AIM -> Images are not part of the copy; write out the rest of the data exactly as given.

═════ SOURCE DATA

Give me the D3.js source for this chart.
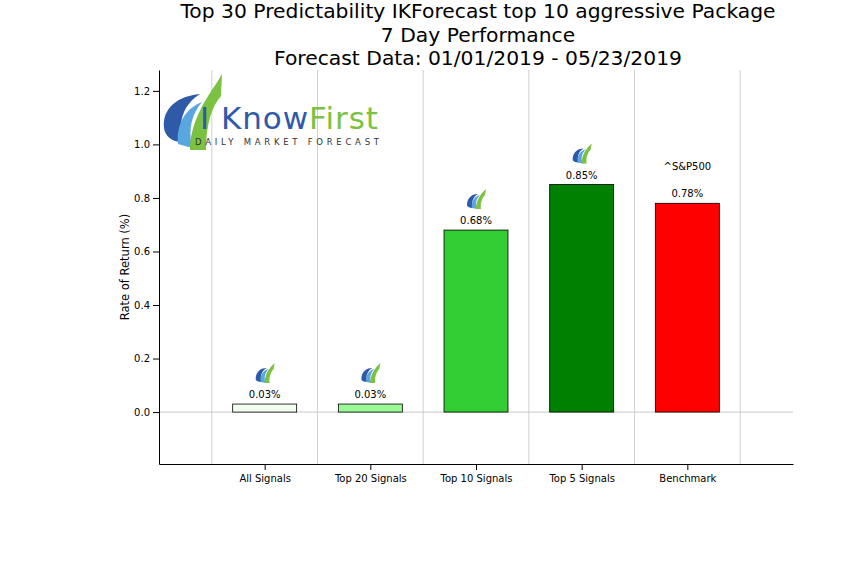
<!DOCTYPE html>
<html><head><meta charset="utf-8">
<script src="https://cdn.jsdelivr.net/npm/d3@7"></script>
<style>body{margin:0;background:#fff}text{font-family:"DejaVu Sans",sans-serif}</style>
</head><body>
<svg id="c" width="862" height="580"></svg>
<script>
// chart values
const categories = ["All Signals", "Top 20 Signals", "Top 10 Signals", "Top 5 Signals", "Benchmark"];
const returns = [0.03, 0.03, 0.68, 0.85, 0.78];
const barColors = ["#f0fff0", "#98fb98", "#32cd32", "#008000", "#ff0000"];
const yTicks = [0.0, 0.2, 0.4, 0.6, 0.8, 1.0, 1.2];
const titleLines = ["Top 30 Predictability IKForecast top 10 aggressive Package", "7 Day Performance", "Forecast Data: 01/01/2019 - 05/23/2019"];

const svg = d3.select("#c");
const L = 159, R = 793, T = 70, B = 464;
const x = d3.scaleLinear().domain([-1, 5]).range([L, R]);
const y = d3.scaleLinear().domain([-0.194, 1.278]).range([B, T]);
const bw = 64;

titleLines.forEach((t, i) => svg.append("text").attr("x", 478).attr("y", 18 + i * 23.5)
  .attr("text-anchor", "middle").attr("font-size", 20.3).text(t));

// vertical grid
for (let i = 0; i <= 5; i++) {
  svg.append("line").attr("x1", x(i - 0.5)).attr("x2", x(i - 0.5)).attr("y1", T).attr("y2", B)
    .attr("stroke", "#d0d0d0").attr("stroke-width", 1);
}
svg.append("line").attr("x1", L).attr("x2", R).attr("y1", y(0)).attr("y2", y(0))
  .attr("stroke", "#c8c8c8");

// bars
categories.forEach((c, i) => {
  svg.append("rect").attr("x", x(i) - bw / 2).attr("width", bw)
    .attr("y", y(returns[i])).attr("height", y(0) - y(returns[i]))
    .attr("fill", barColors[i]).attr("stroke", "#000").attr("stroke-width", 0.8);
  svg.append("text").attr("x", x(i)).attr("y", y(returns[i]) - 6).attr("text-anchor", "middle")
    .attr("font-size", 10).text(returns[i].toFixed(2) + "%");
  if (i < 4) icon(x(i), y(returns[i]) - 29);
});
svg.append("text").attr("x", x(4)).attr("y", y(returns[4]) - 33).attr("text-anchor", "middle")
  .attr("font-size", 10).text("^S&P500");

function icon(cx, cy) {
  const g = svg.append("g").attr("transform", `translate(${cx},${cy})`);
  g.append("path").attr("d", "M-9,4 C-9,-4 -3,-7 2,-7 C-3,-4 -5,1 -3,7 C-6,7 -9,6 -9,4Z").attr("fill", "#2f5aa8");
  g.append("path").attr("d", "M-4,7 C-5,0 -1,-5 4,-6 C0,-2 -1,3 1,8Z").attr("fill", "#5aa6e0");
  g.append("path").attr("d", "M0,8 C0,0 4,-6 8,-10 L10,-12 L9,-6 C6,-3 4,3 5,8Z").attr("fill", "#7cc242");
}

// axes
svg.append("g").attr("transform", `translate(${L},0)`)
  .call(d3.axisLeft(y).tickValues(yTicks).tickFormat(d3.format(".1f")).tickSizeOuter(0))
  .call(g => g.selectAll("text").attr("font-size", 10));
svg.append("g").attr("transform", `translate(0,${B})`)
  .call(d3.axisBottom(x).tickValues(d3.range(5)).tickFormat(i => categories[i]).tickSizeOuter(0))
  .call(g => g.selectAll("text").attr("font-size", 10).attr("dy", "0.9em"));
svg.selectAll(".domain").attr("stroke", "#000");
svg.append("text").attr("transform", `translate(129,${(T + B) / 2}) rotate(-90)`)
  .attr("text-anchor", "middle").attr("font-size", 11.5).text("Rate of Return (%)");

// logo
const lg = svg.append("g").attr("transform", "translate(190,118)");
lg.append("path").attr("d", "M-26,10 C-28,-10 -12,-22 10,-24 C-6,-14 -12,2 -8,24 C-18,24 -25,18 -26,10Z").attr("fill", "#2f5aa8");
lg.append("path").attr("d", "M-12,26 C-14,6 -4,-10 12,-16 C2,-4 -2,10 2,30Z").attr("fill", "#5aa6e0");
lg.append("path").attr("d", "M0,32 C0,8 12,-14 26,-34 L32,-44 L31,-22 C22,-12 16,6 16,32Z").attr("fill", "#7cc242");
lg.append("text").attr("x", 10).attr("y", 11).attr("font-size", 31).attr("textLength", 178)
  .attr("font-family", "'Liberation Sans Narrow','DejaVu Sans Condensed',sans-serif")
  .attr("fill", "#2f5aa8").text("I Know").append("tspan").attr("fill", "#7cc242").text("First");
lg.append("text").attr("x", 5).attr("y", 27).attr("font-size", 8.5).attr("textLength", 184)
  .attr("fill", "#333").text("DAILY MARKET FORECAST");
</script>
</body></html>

══════════

SOLUTION ->
Give me the D3.js source for this chart.
<!DOCTYPE html>
<html><head><meta charset="utf-8">
<script src="https://cdn.jsdelivr.net/npm/d3@7"></script>
<style>body{margin:0;background:#fff}text{font-family:"DejaVu Sans",sans-serif}</style>
</head><body>
<svg id="c" width="862" height="580"></svg>
<script>
// chart values
const categories = ["All Signals", "Top 20 Signals", "Top 10 Signals", "Top 5 Signals", "Benchmark"];
const returns = [0.03, 0.03, 0.68, 0.85, 0.78];
const barColors = ["#f0fff0", "#98fb98", "#32cd32", "#008000", "#ff0000"];
const yTicks = [0.0, 0.2, 0.4, 0.6, 0.8, 1.0, 1.2];
const titleLines = ["Top 30 Predictability IKForecast top 10 aggressive Package", "7 Day Performance", "Forecast Data: 01/01/2019 - 05/23/2019"];

const svg = d3.select("#c");
const L = 159, R = 793, T = 70, B = 464;
const x = d3.scaleLinear().domain([-1, 5]).range([L, R]);
const y = d3.scaleLinear().domain([-0.194, 1.278]).range([B, T]);
const bw = 64;

titleLines.forEach((t, i) => svg.append("text").attr("x", 478).attr("y", 18 + i * 23.5)
  .attr("text-anchor", "middle").attr("font-size", 20.3).text(t));

// vertical grid
for (let i = 0; i <= 5; i++) {
  svg.append("line").attr("x1", x(i - 0.5)).attr("x2", x(i - 0.5)).attr("y1", T).attr("y2", B)
    .attr("stroke", "#d0d0d0").attr("stroke-width", 1);
}
svg.append("line").attr("x1", L).attr("x2", R).attr("y1", y(0)).attr("y2", y(0))
  .attr("stroke", "#c8c8c8");

// bars
categories.forEach((c, i) => {
  svg.append("rect").attr("x", x(i) - bw / 2).attr("width", bw)
    .attr("y", y(returns[i])).attr("height", y(0) - y(returns[i]))
    .attr("fill", barColors[i]).attr("stroke", "#000").attr("stroke-width", 0.8);
  svg.append("text").attr("x", x(i)).attr("y", y(returns[i]) - 6).attr("text-anchor", "middle")
    .attr("font-size", 10).text(returns[i].toFixed(2) + "%");
  if (i < 4) icon(x(i), y(returns[i]) - 29);
});
svg.append("text").attr("x", x(4)).attr("y", y(returns[4]) - 33).attr("text-anchor", "middle")
  .attr("font-size", 10).text("^S&P500");

function icon(cx, cy) {
  const g = svg.append("g").attr("transform", `translate(${cx},${cy})`);
  g.append("path").attr("d", "M-9,4 C-9,-4 -3,-7 2,-7 C-3,-4 -5,1 -3,7 C-6,7 -9,6 -9,4Z").attr("fill", "#2f5aa8");
  g.append("path").attr("d", "M-4,7 C-5,0 -1,-5 4,-6 C0,-2 -1,3 1,8Z").attr("fill", "#5aa6e0");
  g.append("path").attr("d", "M0,8 C0,0 4,-6 8,-10 L10,-12 L9,-6 C6,-3 4,3 5,8Z").attr("fill", "#7cc242");
}

// axes
svg.append("g").attr("transform", `translate(${L},0)`)
  .call(d3.axisLeft(y).tickValues(yTicks).tickFormat(d3.format(".1f")).tickSizeOuter(0))
  .call(g => g.selectAll("text").attr("font-size", 10));
svg.append("g").attr("transform", `translate(0,${B})`)
  .call(d3.axisBottom(x).tickValues(d3.range(5)).tickFormat(i => categories[i]).tickSizeOuter(0))
  .call(g => g.selectAll("text").attr("font-size", 10).attr("dy", "0.9em"));
svg.selectAll(".domain").attr("stroke", "#000");
svg.append("text").attr("transform", `translate(129,${(T + B) / 2}) rotate(-90)`)
  .attr("text-anchor", "middle").attr("font-size", 11.5).text("Rate of Return (%)");

// logo
const lg = svg.append("g").attr("transform", "translate(190,118)");
lg.append("path").attr("d", "M-26,10 C-28,-10 -12,-22 10,-24 C-6,-14 -12,2 -8,24 C-18,24 -25,18 -26,10Z").attr("fill", "#2f5aa8");
lg.append("path").attr("d", "M-12,26 C-14,6 -4,-10 12,-16 C2,-4 -2,10 2,30Z").attr("fill", "#5aa6e0");
lg.append("path").attr("d", "M0,32 C0,8 12,-14 26,-34 L32,-44 L31,-22 C22,-12 16,6 16,32Z").attr("fill", "#7cc242");
lg.append("text").attr("x", 10).attr("y", 11).attr("font-size", 31).attr("textLength", 178)
  .attr("font-family", "'Liberation Sans Narrow','DejaVu Sans Condensed',sans-serif")
  .attr("fill", "#2f5aa8").text("I Know").append("tspan").attr("fill", "#7cc242").text("First");
lg.append("text").attr("x", 5).attr("y", 27).attr("font-size", 8.5).attr("textLength", 184)
  .attr("fill", "#333").text("DAILY MARKET FORECAST");
</script>
</body></html>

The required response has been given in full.